With Sundance Film Festival 2014 coming to an end, our reviews our up, the awards are out and now our ScreenCrave reviewers have come together to each pick their favorite films of this years amazing festival…
Top Pick: Boyhood
Richard Linklater’s latest, an exploration of growing up, took one of the boldest chances by taking over a decade to film the narrative story of a family’s growth from childhood, into adolescence, and on to the next phase of life. The naturalism in the film’s aesthetic and ease of its storytelling creates a sprawling, compelling look at what makes us the people we turn into as adults.

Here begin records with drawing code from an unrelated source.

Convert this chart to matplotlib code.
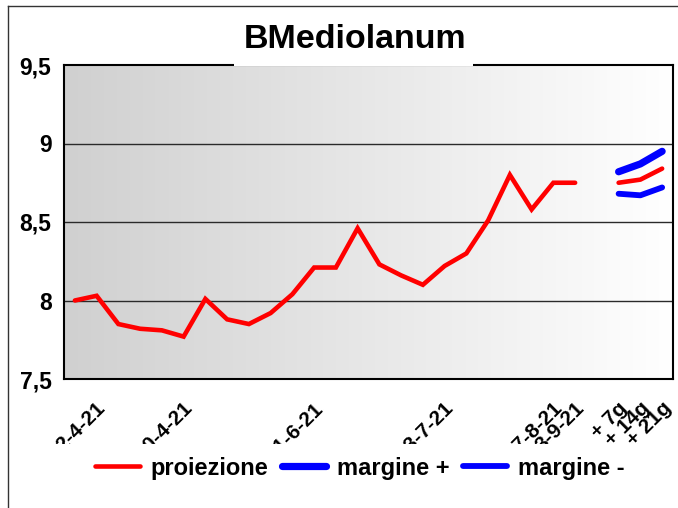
import numpy as np
import matplotlib
matplotlib.use("Agg")
import matplotlib.pyplot as plt
from matplotlib.colors import LinearSegmentedColormap
from matplotlib.lines import Line2D
from matplotlib.patches import Rectangle
from matplotlib.transforms import Bbox, ScaledTranslation

# ---------------- data ----------------
title = "BMediolanum"
n_categories = 28
storico = [8.00, 8.03, 7.85, 7.82, 7.81, 7.77, 8.01, 7.88, 7.85, 7.92, 8.04, 8.21,
           8.21, 8.46, 8.23, 8.16, 8.10, 8.22, 8.30, 8.51, 8.80, 8.58, 8.75, 8.75]
proiezione_fut = [8.75, 8.77, 8.84]
margine_piu = [8.82, 8.87, 8.95]
margine_meno = [8.68, 8.67, 8.72]
future_idx = [25, 26, 27]
tick_idx = [1, 5, 11, 17, 22, 23, 25, 26, 27]
tick_labels = ["2-4-21", "30-4-21", "11-6-21", "23-7-21", "27-8-21", "3-9-21",
               "+ 7g", "+ 14g", "+ 21g"]
y_ticks = [7.5, 8, 8.5, 9, 9.5]
y_tick_labels = ["7,5", "8", "8,5", "9", "9,5"]

# build series
x = np.arange(n_categories)
proiezione = np.full(n_categories, np.nan)
proiezione[:len(storico)] = storico
proiezione[future_idx] = proiezione_fut
mplus = np.full(n_categories, np.nan)
mplus[future_idx] = margine_piu
mminus = np.full(n_categories, np.nan)
mminus[future_idx] = margine_meno

plt.rcParams['font.family'] = ['Liberation Sans', 'DejaVu Sans']
plt.rcParams['font.weight'] = 'bold'

W, H = 678, 508
fig = plt.figure(figsize=(W / 100, H / 100), dpi=100)
ax = fig.add_axes([64 / W, (H - 379) / H, 609 / W, 314 / H])

# gradient background
cmap = LinearSegmentedColormap.from_list("g", ["#d0d0d0", "#ffffff"])
grad = np.linspace(0, 1, 256).reshape(1, -1)
ax.imshow(grad, cmap=cmap, aspect='auto', extent=[0, 1, 0, 1],
          transform=ax.transAxes, zorder=0)

ax.set_xlim(-0.5, n_categories - 0.5)
ax.set_ylim(7.5, 9.5)

for yv in y_ticks[1:-1]:
    ax.axhline(yv, color='#2a2a2a', lw=1.0, zorder=1)

ax.plot(x, proiezione, color='#ff0000', lw=3.3, solid_capstyle='round',
        solid_joinstyle='miter', zorder=3, label='proiezione')
ax.plot(x, mplus, color='#0000ff', lw=5.2, solid_capstyle='round', zorder=3,
        label='margine +')
ax.plot(x, mminus, color='#0000ff', lw=4.2, solid_capstyle='round', zorder=3,
        label='margine -')

for s in ax.spines.values():
    s.set_color('black')
    s.set_linewidth(1.5)

ax.set_yticks(y_ticks)
ax.set_yticklabels(y_tick_labels, fontsize=16.5, fontweight='bold')
ax.tick_params(axis='y', length=0, pad=9)

ax.set_xticks(tick_idx)
labels = ax.set_xticklabels(tick_labels, fontsize=15, fontweight='bold',
                            rotation=45, ha='right', va='center',
                            rotation_mode='anchor')
ax.tick_params(axis='x', length=0, pad=19)
clip = Bbox.from_extents(0, H - 444, W, H)
offset = ScaledTranslation(6 / 100, 0, fig.dpi_scale_trans)
for lab in labels:
    lab.set_transform(lab.get_transform() + offset)
    lab.set_clip_box(clip)
    lab.set_clip_on(True)

# legend
fig.legend(loc='center', bbox_to_anchor=(360 / W, 1 - 468 / H), ncol=3,
           frameon=False, prop={'size': 17, 'weight': 'bold'},
           handlelength=1.9, handletextpad=0.45, columnspacing=0.55)

# title with white box covering top border
fig.add_artist(Rectangle((234 / W, 1 - 66 / H), (473 - 234) / W, 50 / H,
                         transform=fig.transFigure, facecolor='white',
                         edgecolor='none', zorder=5))
fig.text(355 / W, 1 - 40 / H, title, ha='center', va='center',
         fontsize=24.5, fontweight='bold', zorder=6)

# outer chart frame (partially visible)
fig.add_artist(Line2D([8 / W, 8 / W], [0, 1 - 6 / H], color='#333333', lw=1.0,
                      transform=fig.transFigure))
fig.add_artist(Line2D([8 / W, 1], [1 - 6 / H, 1 - 6 / H], color='#333333',
                      lw=1.0, transform=fig.transFigure))

fig.savefig("out.png", dpi=100)
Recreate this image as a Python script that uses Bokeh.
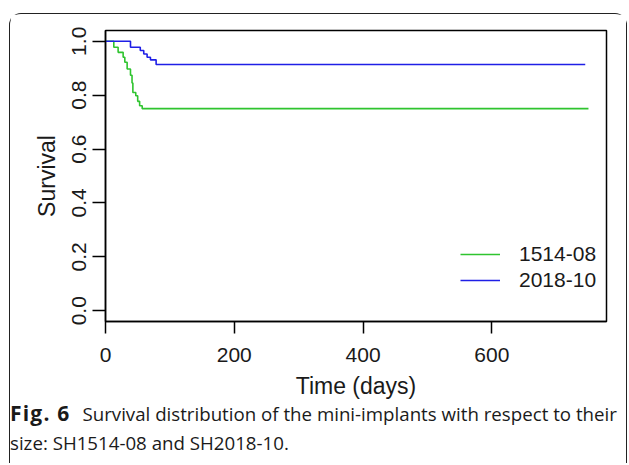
from bokeh.plotting import figure
from bokeh.layouts import column
from bokeh.models import Range1d, Legend, LegendItem, FixedTicker, PrintfTickFormatter, Div
from bokeh.embed import file_html
from bokeh.resources import INLINE

# ---- data ----
green_label = "1514-08"
green_time = [0, 12.9, 19.6, 27.4, 30.0, 33.6, 38.8, 41.2, 42.5, 47.0, 50.0, 53.0, 57.0, 750]
green_surv = [1.0, 0.978, 0.959, 0.941, 0.922, 0.897, 0.874, 0.845, 0.81, 0.798, 0.777, 0.761, 0.75, 0.75]

blue_label = "2018-10"
blue_time = [0, 38.8, 54.0, 59.4, 64.6, 69.8, 78.6, 745]
blue_surv = [1.0, 0.978, 0.966, 0.953, 0.941, 0.931, 0.914, 0.914]

x_ticks = [0, 200, 400, 600]
y_ticks = [0.0, 0.2, 0.4, 0.6, 0.8, 1.0]
x_title = "Time (days)"
y_title = "Survival"
cap_bold = "Fig. 6"
cap_line1 = "Survival distribution of the mini-implants with respect to their"
cap_line2 = "size: SH1514-08 and SH2018-10."

# outer box origin on the page
BX, BY, BW = 9, 13, 1.5
W = 616            # inner width
PH = 397           # plot figure height
CH = 52            # caption height
OX, OY = BX + BW, BY + BW          # inner origin on the page
FONT = "Liberation Sans"

p = figure(width=W, height=PH, output_backend="svg", toolbar_location=None,
           x_range=Range1d(0, 778), y_range=Range1d(-0.04, 1.04),
           min_border_left=95, min_border_right=20,
           min_border_top=16, min_border_bottom=90)
p.grid.visible = False
p.background_fill_color = "white"
p.border_fill_color = "white"
p.outline_line_color = "black"
p.outline_line_width = 1.5

for ax in (p.xaxis[0], p.yaxis[0]):
    ax.axis_line_color = "black"
    ax.axis_line_width = 1.5
    ax.major_tick_line_color = "black"
    ax.major_tick_line_width = 1.5
    ax.major_tick_in = 0
    ax.minor_tick_line_color = None
    ax.major_label_text_font = FONT
    ax.major_label_text_font_size = "21px"
    ax.major_label_text_color = "#1a1a1a"
    ax.axis_label_text_font = FONT
    ax.axis_label_text_font_size = "23px"
    ax.axis_label_text_font_style = "normal"
    ax.axis_label_text_color = "#1a1a1a"

p.xaxis.ticker = FixedTicker(ticks=x_ticks)
p.yaxis.ticker = FixedTicker(ticks=y_ticks)
p.yaxis.formatter = PrintfTickFormatter(format="%.1f")
p.xaxis.major_tick_out = 12
p.yaxis.major_tick_out = 13
p.xaxis.major_label_standoff = 14
p.yaxis.major_label_standoff = 6
p.yaxis.major_label_orientation = "vertical"
p.xaxis.axis_label = x_title
p.yaxis.axis_label = y_title
p.xaxis.axis_label_standoff = 8
p.yaxis.axis_label_standoff = 10

r_g = p.step(green_time, green_surv, mode="after", line_color="#2fc42f", line_width=1.6)
r_b = p.step(blue_time, blue_surv, mode="after", line_color="#1f1fe6", line_width=1.6)

legend = Legend(items=[LegendItem(label=green_label, renderers=[r_g]),
                       LegendItem(label=blue_label, renderers=[r_b])],
                location=(355, 28), padding=0, margin=0, spacing=0,
                glyph_width=40, glyph_height=26, label_height=26, label_standoff=19,
                border_line_color=None, background_fill_alpha=0,
                label_text_font=FONT, label_text_font_size="21px", label_text_color="#1a1a1a")
p.add_layout(legend, "center")

caption_html = (
    '<div style="position:relative;top:-12px;font-family:\'Open Sans\';font-size:18.7px;'
    'line-height:29px;color:#1a1a1a;white-space:nowrap;margin:0;padding:0">'
    f'<span style="font-weight:bold;font-size:21px;letter-spacing:1.2px">{cap_bold}</span>'
    f'<span style="margin-left:12px">{cap_line1}</span><br>{cap_line2}</div>'
)
cap = Div(text=caption_html, width=W, height=CH, margin=(0, 0, 0, 0))

root = column(p, cap, spacing=0, margin=(BY, 0, 0, BX),
              styles={"border-top": "1.5px solid #222", "border-left": "1.5px solid #222",
                      "border-right": "1.5px solid #222", "border-bottom": "none",
                      "border-radius": "12px 12px 0 0"})

open("out.html", "w").write(file_html(root, INLINE))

Linklater is perhaps the greatest of all Sundance Darlings, from his debut Slacker through Before Sunrise, Sunet & Midnight (and several others). There’s a certain degree of safety in his movies, in that you can expect a considerate discussion of a number of life’s great, unanswerable questions. The performances of Ellar Coltrane, Ethan Hawke, and Patricia Arquette are so completely in line with Linklater’s sensibility, that it allows Boyhood to be the most direct, and clear directorial vision of the Sundance Festival.
Top Pick: Love is Strange
Love is Strange was far and away the best film I saw at Sundance this year. The John Lithgow and Alfred Molina are a match made in heaven. During the Q & A after the Sundance premiere, the cast was discussing why they chose this project, and Lithgow said he knew that he and Molina were going to make a great old couple, and that making this film felt like falling in love with him. That really comes through in the piece and is the heart of what makes this a really exemplary love story.
Beyond their interpersonal chemistry, the story is sincere and easy to identify with, but without becoming predictable. It’s about how complicated, wonderful, confusing, and beautiful it can be to love someone for most of your adult life. Love is an almost ubiquitous theme at Sundance, but Ira Sachs’ earnest portrayal of a mature relationship, in which the foundation is strong yet there remains vulnerability and uncertainty, is refreshing and new.
Top Pick: Infinitely Polar Bear
This was one of the best years for Sundance films that I’ve seen in some time. There were so many great films, that it is nearly impossibly to pick a favorite. Infinitely Polar Bear took the lead for me because of how invested wonderful and inspired I felt walking out of the theater.
Not only did it have a solid script, great direction, Mark Ruffalo in one of his best roles yet, supported a stunning cast including Zoe Saldana as I’ve never seen her before, but something about it felt important on a level that’s hard to explain. It takes you into a crazy and seemingly unstable world and fills it with love and understanding. It represented the true meaning of family, in a seemingly organic and simple way. Nothing about it felt forced, or preachy, but real and honest in an extremely well put together way.
This was a film with heart, an enjoyable experience and one that somehow just felt important to see.